FARMINGTON — The number of diagnosed cases of the human immunodeficiency virus on the Navajo Nation has jumped in recent years, prompting health officials to expand services.

The human immunodeficiency virus, or HIV, causes acquired immunodeficiency syndrome, or AIDS.

According to reports from the Navajo Area Indian Health Service, the number of new cases of HIV diagnosed per year in IHS hospitals and health clinics has more than doubled in the last decade.

In 2000, approximately 15 cases of HIV were diagnosed per year at Navajo facilities. In 2009, however, 40 new cases were diagnosed, and 35 were diagnosed in 2010.

"These figures are very alarming," Dr. Jonathan Iralu, infectious disease consultant for the Navajo Area Indian Health Service, said in a statement.

Sunday was the fifth observance of National Native American HIV/AIDS Awareness Day. The day is set aside to acknowledge the continued threat of the virus to American Indian communities.

The virus is spread through the exchange of bodily fluids. The four major routes of transmission are unsafe sex, contaminated needles, breast milk and transmission from an infected mother to her baby at birth.

The IHS hopes to provide more education to native communities to decrease the risk.

"HIV is a considerable problem in Indian Country," said Dr. Yvette Roubideaux, director of the Indian Health Service. "American Indians also face more risk factors than some other groups, such as higher rates of sexually transmitted diseases and substance use.


As an American Indian physician and a member of a tribal community, I want to do everything in my power to reduce the spread of HIV."

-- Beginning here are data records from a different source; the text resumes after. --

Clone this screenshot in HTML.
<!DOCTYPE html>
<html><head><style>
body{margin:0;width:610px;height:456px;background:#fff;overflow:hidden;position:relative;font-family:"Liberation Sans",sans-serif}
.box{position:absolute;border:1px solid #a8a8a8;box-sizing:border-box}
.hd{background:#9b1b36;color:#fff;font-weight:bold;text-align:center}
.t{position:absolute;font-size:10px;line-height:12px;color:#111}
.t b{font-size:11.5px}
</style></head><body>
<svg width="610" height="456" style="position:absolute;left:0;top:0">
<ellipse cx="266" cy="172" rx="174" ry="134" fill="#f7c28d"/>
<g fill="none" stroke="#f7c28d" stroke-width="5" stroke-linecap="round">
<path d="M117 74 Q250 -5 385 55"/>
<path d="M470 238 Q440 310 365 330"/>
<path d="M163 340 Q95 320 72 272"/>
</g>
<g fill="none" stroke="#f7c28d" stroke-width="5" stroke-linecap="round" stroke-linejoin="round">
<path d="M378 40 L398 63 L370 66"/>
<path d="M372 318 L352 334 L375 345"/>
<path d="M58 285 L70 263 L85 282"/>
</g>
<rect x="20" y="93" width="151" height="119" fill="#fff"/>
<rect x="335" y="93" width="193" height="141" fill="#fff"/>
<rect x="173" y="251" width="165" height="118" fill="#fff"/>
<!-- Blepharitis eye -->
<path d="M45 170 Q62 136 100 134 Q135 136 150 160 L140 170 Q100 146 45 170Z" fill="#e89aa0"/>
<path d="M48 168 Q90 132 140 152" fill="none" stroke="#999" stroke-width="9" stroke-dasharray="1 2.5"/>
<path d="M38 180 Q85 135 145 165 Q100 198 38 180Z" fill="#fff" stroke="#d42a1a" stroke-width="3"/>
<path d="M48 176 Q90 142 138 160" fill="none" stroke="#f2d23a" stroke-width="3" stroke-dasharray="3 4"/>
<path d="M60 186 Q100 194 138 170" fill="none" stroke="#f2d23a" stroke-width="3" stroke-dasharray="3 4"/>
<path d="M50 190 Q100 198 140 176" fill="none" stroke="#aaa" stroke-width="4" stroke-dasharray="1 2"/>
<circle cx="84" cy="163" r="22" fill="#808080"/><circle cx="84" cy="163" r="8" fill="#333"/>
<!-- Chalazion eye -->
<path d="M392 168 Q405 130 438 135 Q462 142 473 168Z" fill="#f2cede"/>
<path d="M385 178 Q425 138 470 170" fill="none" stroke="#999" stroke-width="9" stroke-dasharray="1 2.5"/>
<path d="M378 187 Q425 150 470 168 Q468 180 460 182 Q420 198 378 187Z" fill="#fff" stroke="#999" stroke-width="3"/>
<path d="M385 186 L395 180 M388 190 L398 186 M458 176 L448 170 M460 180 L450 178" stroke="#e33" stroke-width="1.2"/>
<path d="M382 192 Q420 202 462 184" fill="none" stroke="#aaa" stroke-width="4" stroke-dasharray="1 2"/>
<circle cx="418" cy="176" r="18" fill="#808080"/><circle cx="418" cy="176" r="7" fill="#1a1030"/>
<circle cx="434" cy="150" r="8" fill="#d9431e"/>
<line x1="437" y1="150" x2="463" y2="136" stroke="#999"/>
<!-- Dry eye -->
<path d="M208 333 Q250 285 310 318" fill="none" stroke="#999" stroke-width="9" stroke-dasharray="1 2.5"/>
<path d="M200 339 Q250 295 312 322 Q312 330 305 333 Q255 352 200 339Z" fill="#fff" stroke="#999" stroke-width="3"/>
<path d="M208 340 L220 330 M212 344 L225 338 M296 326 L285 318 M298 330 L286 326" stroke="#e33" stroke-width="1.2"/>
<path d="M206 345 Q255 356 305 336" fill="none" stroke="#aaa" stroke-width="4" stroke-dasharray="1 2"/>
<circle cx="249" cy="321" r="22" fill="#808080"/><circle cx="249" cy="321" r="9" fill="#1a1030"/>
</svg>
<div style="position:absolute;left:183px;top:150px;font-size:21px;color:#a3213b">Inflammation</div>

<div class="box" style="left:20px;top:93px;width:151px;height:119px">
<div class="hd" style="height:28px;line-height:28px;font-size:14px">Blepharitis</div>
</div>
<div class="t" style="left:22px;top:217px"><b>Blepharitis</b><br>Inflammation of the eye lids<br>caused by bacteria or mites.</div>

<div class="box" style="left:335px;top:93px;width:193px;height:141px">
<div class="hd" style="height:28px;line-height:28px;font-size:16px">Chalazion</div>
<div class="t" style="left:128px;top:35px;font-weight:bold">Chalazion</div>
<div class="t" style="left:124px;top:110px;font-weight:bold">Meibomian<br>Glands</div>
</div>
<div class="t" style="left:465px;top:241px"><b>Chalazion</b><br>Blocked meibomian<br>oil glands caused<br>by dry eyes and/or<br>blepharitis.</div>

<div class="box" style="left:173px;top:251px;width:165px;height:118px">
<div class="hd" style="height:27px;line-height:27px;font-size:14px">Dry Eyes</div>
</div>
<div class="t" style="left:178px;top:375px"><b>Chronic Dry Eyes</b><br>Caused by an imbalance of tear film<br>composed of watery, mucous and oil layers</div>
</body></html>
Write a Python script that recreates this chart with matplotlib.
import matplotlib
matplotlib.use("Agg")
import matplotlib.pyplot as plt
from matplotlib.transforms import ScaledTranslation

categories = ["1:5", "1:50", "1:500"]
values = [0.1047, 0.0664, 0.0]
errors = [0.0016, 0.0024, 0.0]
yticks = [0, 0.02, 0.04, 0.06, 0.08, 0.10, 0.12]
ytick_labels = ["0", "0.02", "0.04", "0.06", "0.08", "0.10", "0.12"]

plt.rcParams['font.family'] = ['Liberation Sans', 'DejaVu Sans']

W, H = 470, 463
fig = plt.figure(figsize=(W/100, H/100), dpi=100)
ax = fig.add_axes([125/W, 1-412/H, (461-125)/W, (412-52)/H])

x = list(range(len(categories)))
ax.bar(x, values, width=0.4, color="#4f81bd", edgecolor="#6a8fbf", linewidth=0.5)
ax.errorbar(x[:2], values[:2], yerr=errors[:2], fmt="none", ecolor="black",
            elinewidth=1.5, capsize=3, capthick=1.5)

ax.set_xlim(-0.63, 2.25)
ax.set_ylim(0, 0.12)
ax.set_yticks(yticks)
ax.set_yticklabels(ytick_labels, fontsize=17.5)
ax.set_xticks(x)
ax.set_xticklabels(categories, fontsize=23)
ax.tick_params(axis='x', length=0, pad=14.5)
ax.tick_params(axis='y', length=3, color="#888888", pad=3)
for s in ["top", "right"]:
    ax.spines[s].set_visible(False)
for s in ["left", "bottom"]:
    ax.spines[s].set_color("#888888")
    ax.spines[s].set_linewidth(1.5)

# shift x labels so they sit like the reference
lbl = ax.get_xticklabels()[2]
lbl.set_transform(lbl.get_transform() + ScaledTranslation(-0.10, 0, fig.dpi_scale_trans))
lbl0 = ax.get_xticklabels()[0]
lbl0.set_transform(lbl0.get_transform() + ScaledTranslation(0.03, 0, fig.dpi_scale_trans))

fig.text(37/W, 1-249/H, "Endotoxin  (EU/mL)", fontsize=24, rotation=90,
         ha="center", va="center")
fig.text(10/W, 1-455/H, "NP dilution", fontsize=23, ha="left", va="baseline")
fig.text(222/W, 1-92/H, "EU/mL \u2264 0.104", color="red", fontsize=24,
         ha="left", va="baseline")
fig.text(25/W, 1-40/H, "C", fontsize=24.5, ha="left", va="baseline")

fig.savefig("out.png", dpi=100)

The IHS, in response to the surge, is implementing new screening efforts, increasing awareness and expanding clinical services.

It also is offering voluntary HIV testing to all people, ages 13 to 64, at IHS hospitals and clinics.

Patients admitted to the hospital for a variety of reasons are offered a voluntary HIV test upon admission.

The screening is funded through a grant from the Minority AIDS Initiative.

"All individuals should learn about the increased risk of HIV in our region," Iralu said. "Navajo Area IHS staff will continue to work with local health providers to increase HIV awareness in local communities and prevent future HIV/AIDS cases."

The Gallup Indian Medical Center is leading the way to better HIV care, according to a news release from the Navajo Area Indian Health Service.

Among Gallup's educational initiatives is a 15-second advertisement running at theaters recommending people get HIV tests.

Gallup also has implemented home visits of Navajo-speaking case managers who assist patients with drug therapy, the news release states.

Although specialty HIV care is offered only in Gallup, all Navajo area IHS hospitals have primary HIV care, including Northern Navajo Medical Center, in Shiprock.

"It is hoped that this improvements in outreach and care will result in increased awareness of HIV on and near the Navajo Nation and improved quality of life for HIV patients as well as a reduction in the spread of HIV," Iralu said.